Meteor Shower Viewing Guide

Eta Aquirids Meteor Showers

Over the course of the year, there are many meteor showers visible to the people. A meteor shower is a celestial event in which a number of meteors are observed to radiate, or originate, from one point in the night sky. These meteors are caused by streams of cosmic debris called meteoroids entering Earth’s atmosphere at extremely high speeds on parallel trajectories. We are going to look at the meteor showers for viewing, where they can be seen, and much more.
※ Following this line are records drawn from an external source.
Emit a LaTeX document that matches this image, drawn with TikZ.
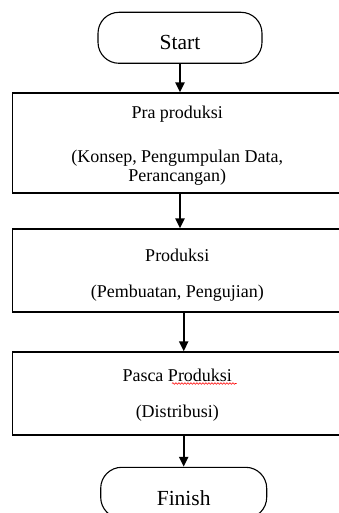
\documentclass[tikz,border=0pt]{standalone}
\usepackage{fontspec}
\setmainfont{Liberation Serif}
\usetikzlibrary{arrows.meta,decorations.pathmorphing}
\begin{document}
\begin{tikzpicture}[x=1pt,y=-1pt,
  terminal/.style={draw,line width=1.1pt,rounded corners=21pt,minimum width=164pt,minimum height=51pt,inner sep=0pt},
  termtext/.style={font=\fontsize{21.5}{24}\selectfont,inner sep=0pt},
  procbox/.style={draw,line width=1.3pt,minimum width=329.5pt,inner sep=0pt},
  boxtext/.style={inner sep=0pt,align=center,font=\fontsize{18}{19}\selectfont},
  flowarrow/.style={line width=2.2pt,-{Triangle[width=9pt,length=10pt]}}]
\clip (0,0) rectangle (339,513);
\fill[white] (0,0) rectangle (339,513);
\node[terminal,label={[termtext,yshift=-5pt]center:Start}] (start) at (180,37.8) {};
\node[procbox,minimum height=100pt,label={[boxtext,yshift=-3pt]center:{Pra produksi\\[25pt](Konsep, Pengumpulan Data,\\Perancangan)}}] (box1) at (177.25,143) {};
\node[procbox,minimum height=83pt,label={[boxtext,yshift=-5pt]center:{Produksi\\[17pt](Pembuatan, Pengujian)}}] (box2) at (177.25,270.5) {};
\node[procbox,minimum height=83pt,label={[boxtext,yshift=-1.5pt]center:{Pasca Produksi\\[17pt](Distribusi)}}] (box3) at (177.25,393.5) {};
\node[terminal,minimum width=166pt,label={[termtext,yshift=-5pt]center:Finish}] (finish) at (183.7,492.8) {};
\draw[flowarrow] (start.south) -- (start.south |- box1.north);
\draw[flowarrow] (start.south |- box1.south) -- (start.south |- box2.north);
\draw[flowarrow] (finish.north |- box2.south) -- (finish.north |- box3.north);
\draw[flowarrow] (finish.north |- box3.south) -- (finish.north);
\draw[red,line width=0.6pt,decorate,decoration={snake,amplitude=0.8pt,segment length=3pt}] (172,383.5) -- (236.5,383.5);
\end{tikzpicture}
\end{document}
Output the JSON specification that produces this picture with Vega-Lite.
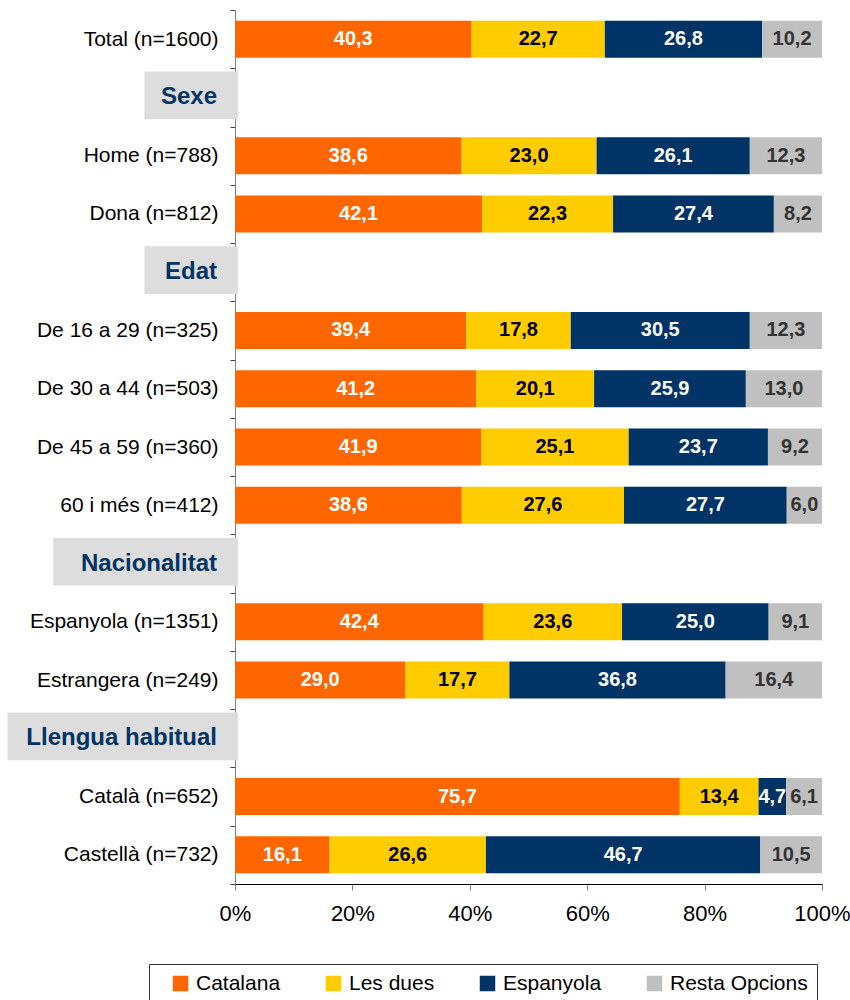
{
  "$schema": "https://vega.github.io/schema/vega-lite/v6.json",
  "width": 587,
  "height": 874,
  "autosize": {"type": "none"},
  "padding": {"left": 235, "top": 10, "right": 28, "bottom": 116},
  "config": {
    "locale": {"number": {"decimal": ",", "thousands": ".", "grouping": [3], "currency": ["", " €"]}},
    "view": {"stroke": null},
    "font": "Liberation Sans",
    "axis": {"grid": false},
    "axisY": {"domainColor": "#808080", "tickColor": "#404040", "tickSize": 5, "tickBand": "extent", "labelPadding": 12, "labelLimit": 0, "labelFont": "Liberation Sans", "labelFontSize": 21, "labelColor": "#000000"},
    "axisX": {"domainColor": "#000000", "tickColor": "#808080", "tickSize": 6, "labelFontSize": 22, "labelPadding": 13, "labelColor": "#000000", "labelFlush": false, "labelFont": "Liberation Sans"},
    "legend": {"labelFontSize": 21, "labelColor": "#000000", "labelFont": "Liberation Sans", "symbolType": "square", "symbolSize": 240, "symbolStrokeWidth": 0, "strokeColor": "#333333", "padding": 9, "gridAlign": "none", "columnPadding": 42, "labelOffset": 5, "labelLimit": 0, "titleOrient": "left", "titlePadding": 12, "titleFontSize": 11}
  },
  "datasets": {
    "headers": [
      {"group": "Sexe"},
      {"group": "Edat"},
      {"group": "Nacionalitat"},
      {"group": "Llengua habitual"}
    ],
    "bars": [
      {"group": "Total (n=1600)", "option": "Catalana", "value": 40.3},
      {"group": "Total (n=1600)", "option": "Les dues", "value": 22.7},
      {"group": "Total (n=1600)", "option": "Espanyola", "value": 26.8},
      {"group": "Total (n=1600)", "option": "Resta Opcions", "value": 10.2},
      {"group": "Home (n=788)", "option": "Catalana", "value": 38.6},
      {"group": "Home (n=788)", "option": "Les dues", "value": 23.0},
      {"group": "Home (n=788)", "option": "Espanyola", "value": 26.1},
      {"group": "Home (n=788)", "option": "Resta Opcions", "value": 12.3},
      {"group": "Dona (n=812)", "option": "Catalana", "value": 42.1},
      {"group": "Dona (n=812)", "option": "Les dues", "value": 22.3},
      {"group": "Dona (n=812)", "option": "Espanyola", "value": 27.4},
      {"group": "Dona (n=812)", "option": "Resta Opcions", "value": 8.2},
      {"group": "De 16 a 29 (n=325)", "option": "Catalana", "value": 39.4},
      {"group": "De 16 a 29 (n=325)", "option": "Les dues", "value": 17.8},
      {"group": "De 16 a 29 (n=325)", "option": "Espanyola", "value": 30.5},
      {"group": "De 16 a 29 (n=325)", "option": "Resta Opcions", "value": 12.3},
      {"group": "De 30 a 44 (n=503)", "option": "Catalana", "value": 41.2},
      {"group": "De 30 a 44 (n=503)", "option": "Les dues", "value": 20.1},
      {"group": "De 30 a 44 (n=503)", "option": "Espanyola", "value": 25.9},
      {"group": "De 30 a 44 (n=503)", "option": "Resta Opcions", "value": 13.0},
      {"group": "De 45 a 59 (n=360)", "option": "Catalana", "value": 41.9},
      {"group": "De 45 a 59 (n=360)", "option": "Les dues", "value": 25.1},
      {"group": "De 45 a 59 (n=360)", "option": "Espanyola", "value": 23.7},
      {"group": "De 45 a 59 (n=360)", "option": "Resta Opcions", "value": 9.2},
      {"group": "60 i més (n=412)", "option": "Catalana", "value": 38.6},
      {"group": "60 i més (n=412)", "option": "Les dues", "value": 27.6},
      {"group": "60 i més (n=412)", "option": "Espanyola", "value": 27.7},
      {"group": "60 i més (n=412)", "option": "Resta Opcions", "value": 6.0},
      {"group": "Espanyola (n=1351)", "option": "Catalana", "value": 42.4},
      {"group": "Espanyola (n=1351)", "option": "Les dues", "value": 23.6},
      {"group": "Espanyola (n=1351)", "option": "Espanyola", "value": 25.0},
      {"group": "Espanyola (n=1351)", "option": "Resta Opcions", "value": 9.1},
      {"group": "Estrangera (n=249)", "option": "Catalana", "value": 29.0},
      {"group": "Estrangera (n=249)", "option": "Les dues", "value": 17.7},
      {"group": "Estrangera (n=249)", "option": "Espanyola", "value": 36.8},
      {"group": "Estrangera (n=249)", "option": "Resta Opcions", "value": 16.4},
      {"group": "Català (n=652)", "option": "Catalana", "value": 75.7},
      {"group": "Català (n=652)", "option": "Les dues", "value": 13.4},
      {"group": "Català (n=652)", "option": "Espanyola", "value": 4.7},
      {"group": "Català (n=652)", "option": "Resta Opcions", "value": 6.1},
      {"group": "Castellà (n=732)", "option": "Catalana", "value": 16.1},
      {"group": "Castellà (n=732)", "option": "Les dues", "value": 26.6},
      {"group": "Castellà (n=732)", "option": "Espanyola", "value": 46.7},
      {"group": "Castellà (n=732)", "option": "Resta Opcions", "value": 10.5}
    ]
  },
  "encoding": {
    "y": {
      "field": "group",
      "type": "nominal",
      "scale": {
        "domain": ["Total (n=1600)", "Sexe", "Home (n=788)", "Dona (n=812)", "Edat", "De 16 a 29 (n=325)", "De 30 a 44 (n=503)", "De 45 a 59 (n=360)", "60 i més (n=412)", "Nacionalitat", "Espanyola (n=1351)", "Estrangera (n=249)", "Llengua habitual", "Català (n=652)", "Castellà (n=732)"],
        "paddingInner": 0,
        "paddingOuter": 0
      },
      "axis": {
        "title": null,
        "labelExpr": "indexof(['Sexe','Edat','Nacionalitat','Llengua habitual'], datum.value) >= 0 ? '' : datum.label"
      }
    }
  },
  "layer": [
    {
      "data": {"name": "headers"},
      "transform": [{"calculate": "-(11.4*length(datum.group)+45)/587", "as": "boxStart"}],
      "layer": [
        {
          "mark": {"type": "bar", "color": "#DDDDDD", "height": {"band": 0.82}, "yOffset": -2},
          "encoding": {
            "x": {"field": "boxStart", "type": "quantitative", "scale": {"domain": [0, 1]}, "axis": {"title": null, "format": "%", "values": [0, 0.2, 0.4, 0.6, 0.8, 1]}},
            "x2": {"datum": 0.005}
          }
        },
        {
          "mark": {"type": "text", "align": "right", "dx": -18, "fontWeight": "bold", "fontSize": 24, "font": "Liberation Sans", "color": "#003366"},
          "encoding": {
            "x": {"datum": 0},
            "text": {"field": "group"}
          }
        }
      ]
    },
    {
      "data": {"name": "bars"},
      "transform": [
        {"calculate": "indexof(['Catalana','Les dues','Espanyola','Resta Opcions'], datum.option)", "as": "ord"},
        {"stack": "value", "groupby": ["group"], "sort": [{"field": "ord", "order": "ascending"}], "offset": "normalize", "as": ["x0", "x1"]},
        {"calculate": "(datum.x0 + datum.x1) / 2", "as": "xmid"}
      ],
      "layer": [
        {
          "mark": {"type": "bar", "height": {"band": 0.635}},
          "encoding": {
            "x": {"field": "x0", "type": "quantitative", "axis": {"title": null, "format": "%", "values": [0, 0.2, 0.4, 0.6, 0.8, 1]}},
            "x2": {"field": "x1"},
            "color": {
              "field": "option",
              "type": "nominal",
              "scale": {"domain": ["Catalana", "Les dues", "Espanyola", "Resta Opcions"], "range": ["#FF6600", "#FFCC00", "#003366", "#C0C0C0"]},
              "legend": {"title": " ", "orient": "none", "legendX": -86, "legendY": 954, "direction": "horizontal", "columns": 4}
            }
          }
        },
        {
          "mark": {"type": "text", "fontWeight": "bold", "fontSize": 20, "font": "Liberation Sans"},
          "encoding": {
            "x": {"field": "xmid", "type": "quantitative", "axis": {"title": null, "format": "%", "values": [0, 0.2, 0.4, 0.6, 0.8, 1]}},
            "text": {"field": "value", "type": "quantitative", "format": ".1f"},
            "color": {
              "condition": [
                {"test": "datum.option === 'Les dues'", "value": "#000000"},
                {"test": "datum.option === 'Resta Opcions'", "value": "#333333"}
              ],
              "value": "#FFFFFF"
            }
          }
        }
      ]
    }
  ]
}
Throughout the year, there are 12 meteor showers, which are broken down in the table below.

Meteor Shower Average Meteors Per Hour Maximum Meteors Per Hour During Peak Range Of Dates Constellation Source
Quadratids 25 non peak 60-200 December 28-January 12 Bootes
Lyrids 10-15 Theoretically 100 April 16 to April 26 Lyra
Eta Aquariids 10-20 10-20 Roughly April 19 to May 28 Aquarius
Delta Aquariids 15-20 10-20 July 12 – August 23 Aquarius
Perseids 20 non peak 100 July 17 – August 24 Perseus
Draconids 5 Hundreds or thousands* October 6 – October 10 Draco
Orionids 10-20 20 October 2 – November 7 Orion
South Taurids 5 5 Sep 10 – Nov 20 Taurus
North Taurids 5 5 Oct 20 – Dec 10 Taurus
Leonids 15 15 November 6 – November 30 Leo
Geminids 10-20 120 per hour December 4-17 Gemini
Ursids 10 10 December 17–24 Ursa Minor

*=This is under special circumstances only, when the comet Giacobini-Zinner comes closest to Earth when the peak of the meteor shower occurs. This happens every 6.6 years.

That said, there are specific places to best view specific meteor showers. This can be seen with the Quadratids best seen from the Northern Hemisphere, whereas the Eta Aquariids are best seen from the Southern Hemisphere or near the equator.

The best way to view a meteor shower is to bring a comfy seating, proper clothing to stay warm and layered as appropriate, and drive to a site that has a view of the sky that includes the view of the sky that the constellation will be in that most of the meteors will originate from during the observing session. Plus, the darker the skies, the better chance of viewing the most meteors during the viewing session.

Favorite seating can include a chair if alone or a towel if there are several people in the group. Make sure to bring appropriate red light to make sure that one can find the way back to the car or mode of transport safely. Remember to always clean up after yourself. We do NOT recommend leaving trash or recycling at an observing site. If one does bring food, please make sure to be aware of any local wildlife such as cougars, bears, and such that could be attracted to such food. Therefore, it is recommended to NOT bring food and if food is necessary, make sure to eat it in the car.